Other notable work on Griffin’s reel includes spots for Virgin, Nike and his proudest piece – a trailer for a Discovery Channel documentary. He also worked on a charming short film called Mohammed, for hot young director Mustapha Kseibati, which starred Kayvan Novak and was selected for the London Film Festival last year.
MOHAMMED from Mustapha Kseibati on Vimeo.
A public lack of understanding about how much work – and skill – goes into sound design is an occupational hazard. You’ll often hear people praising the cinematography or score in a film, even if they don’t know who was responsible for it. But do you ever hear people gush about sound design? “We’re not a very well known bunch,” admits Griffin.
Two of his idols are relatively well known however – Ben Burtt (every Stars Wars film) and Randy Thom (Despicable Me) – and Griffin acknowledges that doing a big feature film is the way to gain recognition. Fame doesn’t appear to be something he craves, but the fun of creating sounds for movies definitely is – his eyes light up when he talks about Star Wars, The Revenant and Kung Fu Panda. “It’s incredibly competitive, so to get to the level in the features industry where I currently am in commercials would be a big leap.

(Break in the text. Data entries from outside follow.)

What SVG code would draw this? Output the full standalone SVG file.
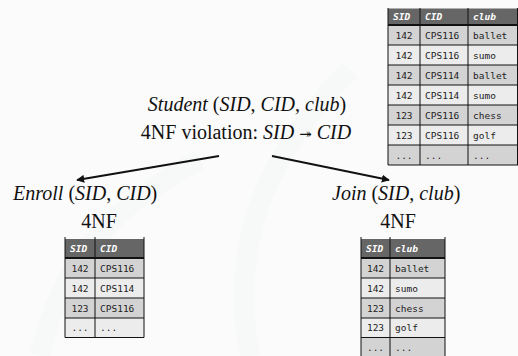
<svg xmlns="http://www.w3.org/2000/svg" width="518" height="356" viewBox="0 0 518 356">
<style>
.t{font-size:20px;fill:#111}
.i{font-style:italic}
.hd{fill:#666}
.odd{fill:#d3d3d3}
.even{fill:#ececec}
.g{stroke:#111;stroke-width:1;fill:none}
.thick{stroke:#111;stroke-width:2.2}
.c{font-size:9.5px;fill:#222}
.h{font-size:9.5px;fill:#fff;font-weight:bold;font-style:italic}
.edge{stroke:#111;stroke-width:2;fill:none}
</style>
<defs>
<marker id="ah" viewBox="0 0 10 10" refX="9" refY="5" markerWidth="4" markerHeight="4" orient="auto" markerUnits="strokeWidth">
<path d="M0,0 L10,5 L0,10 z" fill="#111"/>
</marker>
</defs>
<rect width="518" height="356" fill="#fbfbfb"/>
<g id="watermark" fill="none" stroke="#f7f8f8" stroke-width="20">
<path d="M250,356 C230,250 260,160 350,70"/>
<path d="M40,356 C60,260 120,200 200,160"/>
</g>
<g id="connectors">
<line class="edge" x1="219" y1="156" x2="77" y2="180" marker-end="url(#ah)"/>
<line class="edge" x1="272" y1="156" x2="389" y2="180" marker-end="url(#ah)"/>
</g>
<g id="student" font-family="Liberation Serif, Times New Roman, serif">
<text class="t" x="247" y="111" text-anchor="middle" font-size="20.4"><tspan class="i">Student</tspan> (<tspan class="i">SID</tspan>, <tspan class="i">CID</tspan>, <tspan class="i">club</tspan>)</text>
<text class="t" x="246" y="139" text-anchor="middle" font-size="19.5">4NF violation: <tspan class="i">SID</tspan> <tspan font-family="DejaVu Serif, DejaVu Sans, serif" font-size="15">↠</tspan> <tspan class="i">CID</tspan></text>
</g>
<g id="student-table" font-family="DejaVu Sans Mono, Liberation Mono, monospace">
<rect class="hd" x="388" y="8.5" width="130" height="16.5"/>
<rect class="odd" x="388" y="25" width="130" height="20"/>
<rect class="even" x="388" y="45" width="130" height="20"/>
<rect class="odd" x="388" y="65" width="130" height="20"/>
<rect class="even" x="388" y="85" width="130" height="20"/>
<rect class="odd" x="388" y="105" width="130" height="20"/>
<rect class="even" x="388" y="125" width="130" height="20"/>
<rect class="odd" x="388" y="145" width="130" height="20"/>
<path class="g" d="M388,8 V165 M420,8 V165 M468,8 V165 M517.5,8 V165 M388,45 H518 M388,65 H518 M388,85 H518 M388,105 H518 M388,125 H518 M388,145 H518 M388,165 H518"/>
<line class="thick" x1="388" y1="25" x2="518" y2="25"/>
<g class="h"><text x="393" y="20">SID</text><text x="425" y="20">CID</text><text x="473" y="20">club</text></g>
<g class="c">
<text x="404" y="39" text-anchor="middle">142</text><text x="425" y="39">CPS116</text><text x="473" y="39">ballet</text>
<text x="404" y="59" text-anchor="middle">142</text><text x="425" y="59">CPS116</text><text x="473" y="59">sumo</text>
<text x="404" y="79" text-anchor="middle">142</text><text x="425" y="79">CPS114</text><text x="473" y="79">ballet</text>
<text x="404" y="99" text-anchor="middle">142</text><text x="425" y="99">CPS114</text><text x="473" y="99">sumo</text>
<text x="404" y="119" text-anchor="middle">123</text><text x="425" y="119">CPS116</text><text x="473" y="119">chess</text>
<text x="404" y="139" text-anchor="middle">123</text><text x="425" y="139">CPS116</text><text x="473" y="139">golf</text>
<text x="404" y="159" text-anchor="middle">...</text><text x="425" y="159">...</text><text x="473" y="159">...</text>
</g>
</g>
<g id="enroll">
<g font-family="Liberation Serif, Times New Roman, serif">
<text class="t" x="13" y="200" font-size="20.5"><tspan class="i">Enroll</tspan> (<tspan class="i">SID</tspan>, <tspan class="i">CID</tspan>)</text>
<text class="t" x="99" y="228" text-anchor="middle" font-size="21.5">4NF</text>
</g>
<g font-family="DejaVu Sans Mono, Liberation Mono, monospace">
<rect class="hd" x="65" y="239" width="79" height="19"/>
<rect class="odd" x="65" y="258" width="79" height="20"/>
<rect class="even" x="65" y="278" width="79" height="20"/>
<rect class="odd" x="65" y="298" width="79" height="20"/>
<rect class="even" x="65" y="318" width="79" height="19.5"/>
<path class="g" d="M65,237 V337.5 M95,237 V337.5 M144,237 V337.5 M65,278 H144 M65,298 H144 M65,318 H144 M65,337.5 H144"/>
<line class="thick" x1="65" y1="258" x2="144" y2="258"/>
<g class="h"><text x="70" y="252">SID</text><text x="100" y="252">CID</text></g>
<g class="c">
<text x="80" y="272" text-anchor="middle">142</text><text x="100" y="272">CPS116</text>
<text x="80" y="292" text-anchor="middle">142</text><text x="100" y="292">CPS114</text>
<text x="80" y="312" text-anchor="middle">123</text><text x="100" y="312">CPS116</text>
<text x="80" y="331" text-anchor="middle">...</text><text x="100" y="331">...</text>
</g>
</g>
</g>
<g id="join">
<g font-family="Liberation Serif, Times New Roman, serif">
<text class="t" x="332" y="200"><tspan class="i">Join</tspan> (<tspan class="i">SID</tspan>, <tspan class="i">club</tspan>)</text>
<text class="t" x="398" y="228" text-anchor="middle" font-size="21.5">4NF</text>
</g>
<g font-family="DejaVu Sans Mono, Liberation Mono, monospace">
<rect class="hd" x="361" y="239" width="84" height="19"/>
<rect class="odd" x="361" y="258" width="84" height="20"/>
<rect class="even" x="361" y="278" width="84" height="20"/>
<rect class="odd" x="361" y="298" width="84" height="20"/>
<rect class="even" x="361" y="318" width="84" height="19.5"/>
<rect class="odd" x="361" y="337.5" width="84" height="19"/>
<path class="g" d="M361,237 V356 M390,237 V356 M445,237 V356 M361,278 H445 M361,298 H445 M361,318 H445 M361,337.5 H445"/>
<line class="thick" x1="361" y1="258" x2="445" y2="258"/>
<g class="h"><text x="366" y="252">SID</text><text x="395" y="252">club</text></g>
<g class="c">
<text x="375.5" y="272" text-anchor="middle">142</text><text x="395" y="272">ballet</text>
<text x="375.5" y="292" text-anchor="middle">142</text><text x="395" y="292">sumo</text>
<text x="375.5" y="312" text-anchor="middle">123</text><text x="395" y="312">chess</text>
<text x="375.5" y="331" text-anchor="middle">123</text><text x="395" y="331">golf</text>
<text x="375.5" y="351" text-anchor="middle">...</text><text x="395" y="351">...</text>
</g>
</g>
</g>
</svg>
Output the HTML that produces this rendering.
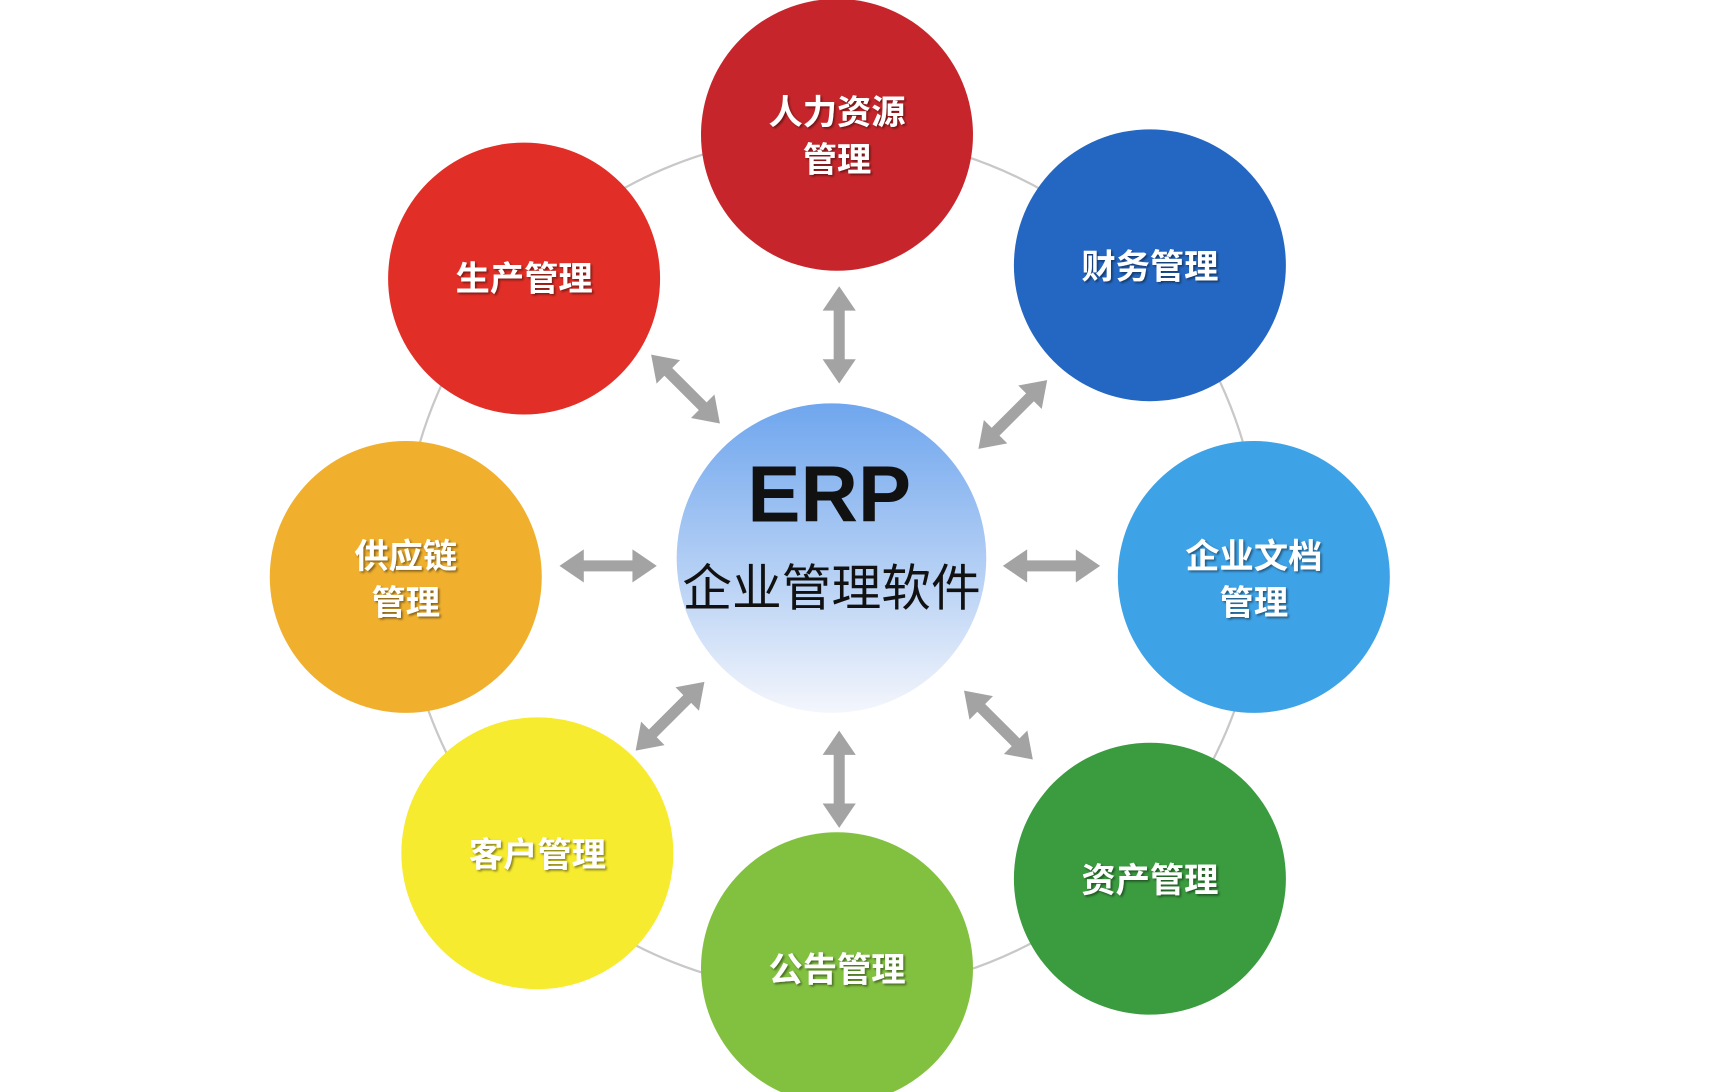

But it’s not impossible.”
Recreating porcine pandemonium
Spend an afternoon chatting with a sound designer and you might never watch films the same way again. Every time a pig trots into shot you may now picture a young intern tapping amputated hooves on a recording studio floor.
You’d think that successful sound designers might not need to get their hands dirty anymore, but that’s what makes Griffin tick and he thinks it makes the difference between good and great results.
For an M&S spot he recently spent a “happy half-hour” cutting up raw fish fillets and slapping them together to get the perfect sound for sushi landing on a plate. “My wife’s sprayed me with a garden hose, prison-style, to get a sound before,” he shrugs. “I’ll go the distance. I don’t know if I’m a sound fetishist – I just get really excited about sound.” Give Jim Griffin a microphone and some real-life props to play with and he’s happier than a pig in shit.